**Data excerpt**

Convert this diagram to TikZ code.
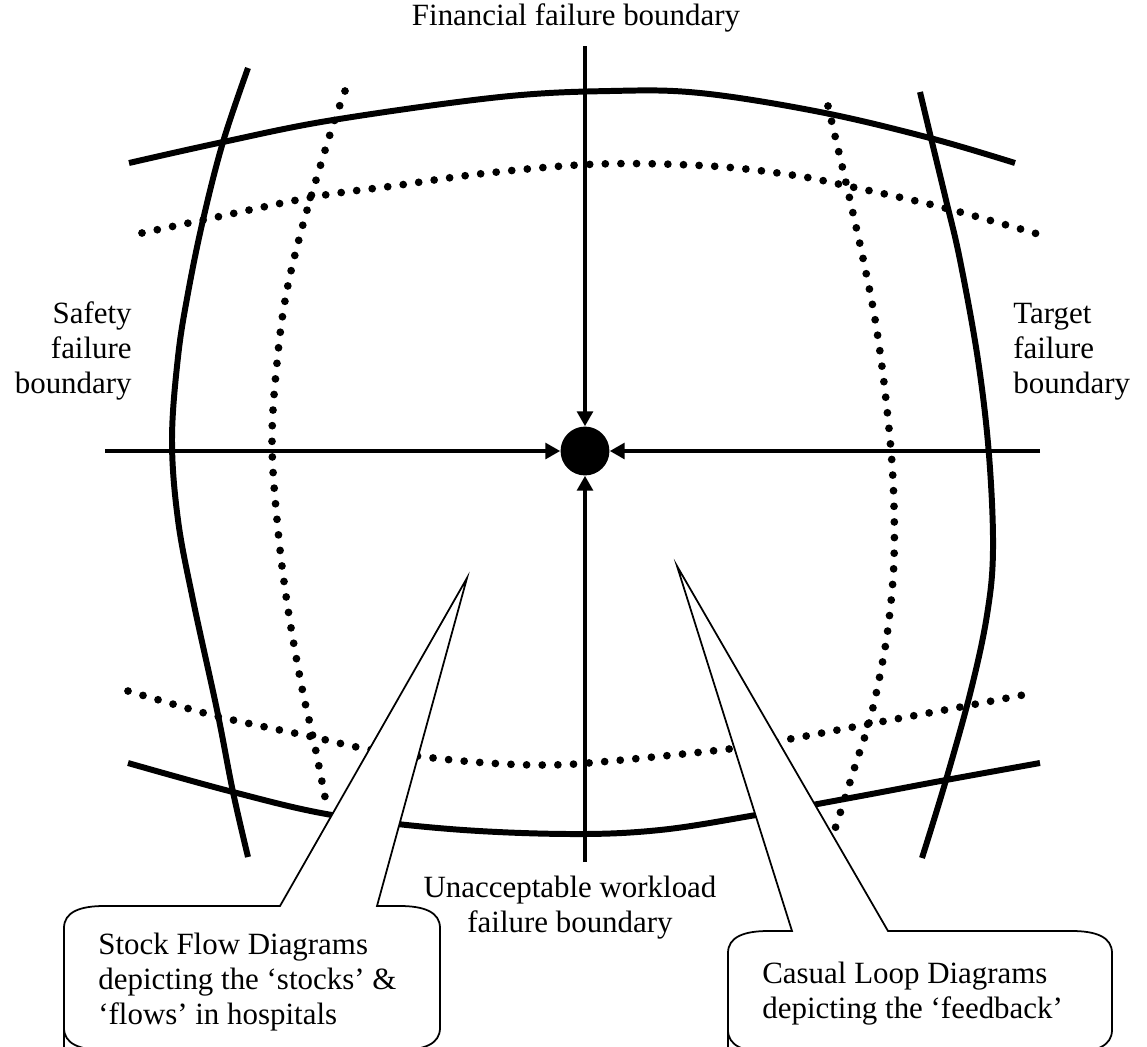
\documentclass[tikz,border=0pt]{standalone}
\usepackage{fontspec}
\setmainfont{Liberation Serif}
\usetikzlibrary{arrows.meta}
\begin{document}
\begin{tikzpicture}[x=0.02cm,y=-0.02cm,
  boundary/.style={line width=3.4pt, line join=round},
  margin/.style={line width=4.4pt, line cap=round, dash pattern=on 0pt off 8.9pt},
  axis/.style={line width=2pt, -{Triangle[length=8.5pt,width=9pt]}},
  callout/.style={draw, line width=1pt, fill=white, line join=miter},
  lbl/.style={font=\fontsize{17.6}{19.8}\selectfont, inner sep=0pt},
  hub/.style={circle, fill=black, minimum size=27.8pt, inner sep=0pt}]
\useasboundingbox (0,0) rectangle (1147,1046);
\clip (0,0) rectangle (1147,1046);

% outer (solid) failure boundaries
\draw[boundary] plot[smooth, tension=0.6] coordinates {(129,163) (223,142) (333,120) (500,97) (610,91) (700,93) (820,112) (930,138) (1015,163)};
\draw[boundary] plot[smooth, tension=0.6] coordinates {(248,68) (223,142) (203,220) (188,293) (178,357) (172,440) (178,520) (193,600) (217,710) (233,792) (248,857)};
\draw[boundary] plot[smooth, tension=0.6] coordinates {(920,92) (931,138) (946,200) (960,260) (978,360) (989,455) (993,550) (987,615) (971,690) (946,780) (922,858)};
\draw[boundary] plot[smooth, tension=0.6] coordinates {(128,763) (233,792) (332,815) (450,829) (570,834) (660,830) (756,815) (850,798) (946,780) (1040,763)};

% inner (dotted) margins
\draw[margin] plot[smooth, tension=0.6] coordinates {(142,233) (203,220) (313,197) (393,186) (488,173) (600,164) (710,166) (792,175) (843,185) (933,205) (1010,226) (1041,235)};
\draw[margin] plot[smooth, tension=0.6] coordinates {(345,91) (333,125) (320,167) (302,228) (287,290) (278,353) (272,440) (278,530) (288,609) (302,688) (313,737) (325,797)};
\draw[margin] plot[smooth, tension=0.6] coordinates {(828,106) (836,140) (850,200) (864,263) (876,325) (886,400) (893,480) (894,560) (888,628) (879,680) (869,723) (857,760) (845,798) (835,829)};
\draw[margin] plot[smooth, tension=0.6] coordinates {(128,691) (159,700) (220,717) (313,737) (362,748) (425,757) (488,763) (545,765) (600,762) (729,749) (790,739) (869,724) (950,709) (1028,694)};

% operating point and the pressures pushing on it
\node[hub] (hub) at (585,451) {};
\coordinate (west) at (105,451);
\coordinate (east) at (1040,451);
\coordinate (north) at (585,46);
\coordinate (south) at (585,862);
\draw[axis] (west) -- (hub);
\draw[axis] (east) -- (hub);
\draw[axis] (north) -- (hub);
\draw[axis] (south) -- (hub);

% callouts
\path[callout] (64,1080) -- (64,928) .. controls (64,912) and (80,906) .. (104,906)
  -- (280,906) -- (467,578) -- (377,906) -- (400,906)
  .. controls (424,906) and (440,912) .. (440,928) -- (440,1028)
  .. controls (440,1044) and (424,1050) .. (400,1050) -- (104,1050)
  .. controls (80,1050) and (64,1044) .. (64,1028) -- cycle;
\path[callout] (728,1080) -- (728,953) .. controls (728,937) and (744,931) .. (768,931)
  -- (792,931) -- (677,566) -- (888,931) -- (1072,931)
  .. controls (1096,931) and (1112,937) .. (1112,953) -- (1112,1030)
  .. controls (1112,1046) and (1096,1052) .. (1072,1052) -- (768,1052)
  .. controls (744,1052) and (728,1046) .. (728,1030) -- cycle;

% labels (base anchor of a multi-line node sits on its last line)
\node[lbl, anchor=base] (fin) at (576,25) {Financial failure boundary};
\node[lbl, anchor=base east, align=right] (safe) at (132,393) {Safety\\failure\\boundary};
\node[lbl, anchor=base west, align=left] (tgt) at (1013,393) {Target\\failure\\boundary};
\node[lbl, anchor=base, align=center] (work) at (570,932) {Unacceptable workload\\failure boundary};
\node[lbl, anchor=base west, align=left] (sfd) at (98,1024) {Stock Flow Diagrams\\depicting the ‘stocks’ \&\\‘flows’ in hospitals};
\node[lbl, anchor=base west, align=left] (cld) at (762,1018) {Casual Loop Diagrams\\depicting the ‘feedback’};
\end{tikzpicture}
\end{document}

**Required task**
All of the data needs repeating exactly, but the pictures do not.

**Answer to the problem**
Convert this diagram to TikZ code.
\documentclass[tikz,border=0pt]{standalone}
\usepackage{fontspec}
\setmainfont{Liberation Serif}
\usetikzlibrary{arrows.meta}
\begin{document}
\begin{tikzpicture}[x=0.02cm,y=-0.02cm,
  boundary/.style={line width=3.4pt, line join=round},
  margin/.style={line width=4.4pt, line cap=round, dash pattern=on 0pt off 8.9pt},
  axis/.style={line width=2pt, -{Triangle[length=8.5pt,width=9pt]}},
  callout/.style={draw, line width=1pt, fill=white, line join=miter},
  lbl/.style={font=\fontsize{17.6}{19.8}\selectfont, inner sep=0pt},
  hub/.style={circle, fill=black, minimum size=27.8pt, inner sep=0pt}]
\useasboundingbox (0,0) rectangle (1147,1046);
\clip (0,0) rectangle (1147,1046);

% outer (solid) failure boundaries
\draw[boundary] plot[smooth, tension=0.6] coordinates {(129,163) (223,142) (333,120) (500,97) (610,91) (700,93) (820,112) (930,138) (1015,163)};
\draw[boundary] plot[smooth, tension=0.6] coordinates {(248,68) (223,142) (203,220) (188,293) (178,357) (172,440) (178,520) (193,600) (217,710) (233,792) (248,857)};
\draw[boundary] plot[smooth, tension=0.6] coordinates {(920,92) (931,138) (946,200) (960,260) (978,360) (989,455) (993,550) (987,615) (971,690) (946,780) (922,858)};
\draw[boundary] plot[smooth, tension=0.6] coordinates {(128,763) (233,792) (332,815) (450,829) (570,834) (660,830) (756,815) (850,798) (946,780) (1040,763)};

% inner (dotted) margins
\draw[margin] plot[smooth, tension=0.6] coordinates {(142,233) (203,220) (313,197) (393,186) (488,173) (600,164) (710,166) (792,175) (843,185) (933,205) (1010,226) (1041,235)};
\draw[margin] plot[smooth, tension=0.6] coordinates {(345,91) (333,125) (320,167) (302,228) (287,290) (278,353) (272,440) (278,530) (288,609) (302,688) (313,737) (325,797)};
\draw[margin] plot[smooth, tension=0.6] coordinates {(828,106) (836,140) (850,200) (864,263) (876,325) (886,400) (893,480) (894,560) (888,628) (879,680) (869,723) (857,760) (845,798) (835,829)};
\draw[margin] plot[smooth, tension=0.6] coordinates {(128,691) (159,700) (220,717) (313,737) (362,748) (425,757) (488,763) (545,765) (600,762) (729,749) (790,739) (869,724) (950,709) (1028,694)};

% operating point and the pressures pushing on it
\node[hub] (hub) at (585,451) {};
\coordinate (west) at (105,451);
\coordinate (east) at (1040,451);
\coordinate (north) at (585,46);
\coordinate (south) at (585,862);
\draw[axis] (west) -- (hub);
\draw[axis] (east) -- (hub);
\draw[axis] (north) -- (hub);
\draw[axis] (south) -- (hub);

% callouts
\path[callout] (64,1080) -- (64,928) .. controls (64,912) and (80,906) .. (104,906)
  -- (280,906) -- (467,578) -- (377,906) -- (400,906)
  .. controls (424,906) and (440,912) .. (440,928) -- (440,1028)
  .. controls (440,1044) and (424,1050) .. (400,1050) -- (104,1050)
  .. controls (80,1050) and (64,1044) .. (64,1028) -- cycle;
\path[callout] (728,1080) -- (728,953) .. controls (728,937) and (744,931) .. (768,931)
  -- (792,931) -- (677,566) -- (888,931) -- (1072,931)
  .. controls (1096,931) and (1112,937) .. (1112,953) -- (1112,1030)
  .. controls (1112,1046) and (1096,1052) .. (1072,1052) -- (768,1052)
  .. controls (744,1052) and (728,1046) .. (728,1030) -- cycle;

% labels (base anchor of a multi-line node sits on its last line)
\node[lbl, anchor=base] (fin) at (576,25) {Financial failure boundary};
\node[lbl, anchor=base east, align=right] (safe) at (132,393) {Safety\\failure\\boundary};
\node[lbl, anchor=base west, align=left] (tgt) at (1013,393) {Target\\failure\\boundary};
\node[lbl, anchor=base, align=center] (work) at (570,932) {Unacceptable workload\\failure boundary};
\node[lbl, anchor=base west, align=left] (sfd) at (98,1024) {Stock Flow Diagrams\\depicting the ‘stocks’ \&\\‘flows’ in hospitals};
\node[lbl, anchor=base west, align=left] (cld) at (762,1018) {Casual Loop Diagrams\\depicting the ‘feedback’};
\end{tikzpicture}
\end{document}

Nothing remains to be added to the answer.